实验室论文被 IEEE TCAD录用

发布者:邓玉辉发布时间:2024-01-18浏览次数:414

实验室博士生庞书杰,邓玉辉老师等人联合撰写的论文《Minato: A Read-Disturb-Aware Dynamic Buffer Management Scheme for NAND Flash Memory》被《  IEEE Transactions on Computer-Aided Design of Integrated Circuits and  Systems》录用。 IEEE Transactions on Computer-Aided Design of Integrated  Circuits and Systems为CCF 推荐A类国际期刊。论文将于2024年正式发表。


论文摘要如下:


Abstract—Read-disturb problem plays a pivotal factor in the performance of NAND flash memory, because it deteriorates the read-disturb errors of NAND flash. Although ECC, read retry, and read reclaim technologies are designed to correct read-disturb errors, these techniques drastically increase read latency and degrade read performance. Moreover, modern SSDs implement a buffer in the built-in DRAM to store frequently accessed data, which can cache hot read data to alleviate the read-disturb problem. Unfortunately, the buffer primarily serves write requests to curtail write operations in flash memory, and ignores the ever-increasing requirement from users for read latency. To address this issue, we propose a read-disturb-aware dynamic buffer management scheme called Minato that reduces read-disturb errors with rationally read buffer management, aiming to improve the read performance of SSDs. Minato includes two distinctive and vital features. First, Minato dynamically adjusts the size of the read buffer and write buffer through the hit situation of requests, thus increasing the size of the read buffer while maintaining the write hit of the write buffer.

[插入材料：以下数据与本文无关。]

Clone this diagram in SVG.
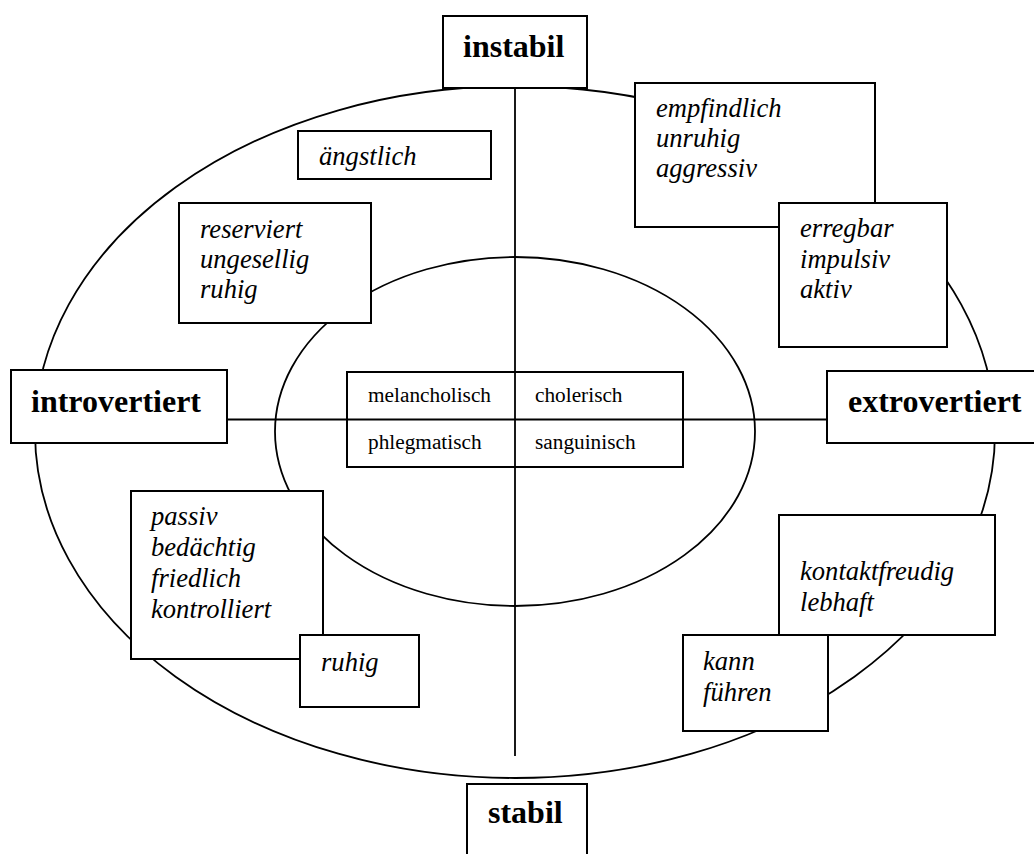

Second, to further reduce read-disturb errors, Minato implements a read buffer filter to preferentially cache hot read data disturbing more valid pages into the read buffer. We compare Minato with two state-of-art schemes - BPLRU and GCaR in terms of write hit ratio, read-disturb counts, and read/write response time. The experimental results derived from nine real-world workload traces show that Minato efficiently alleviates the read-disturb problem of flash memory without affecting the write hit ratio, and significantly improves read/write performance. In particular, compared with the existing schemes, Minato slashes the read/write response time by an average of 32.5%.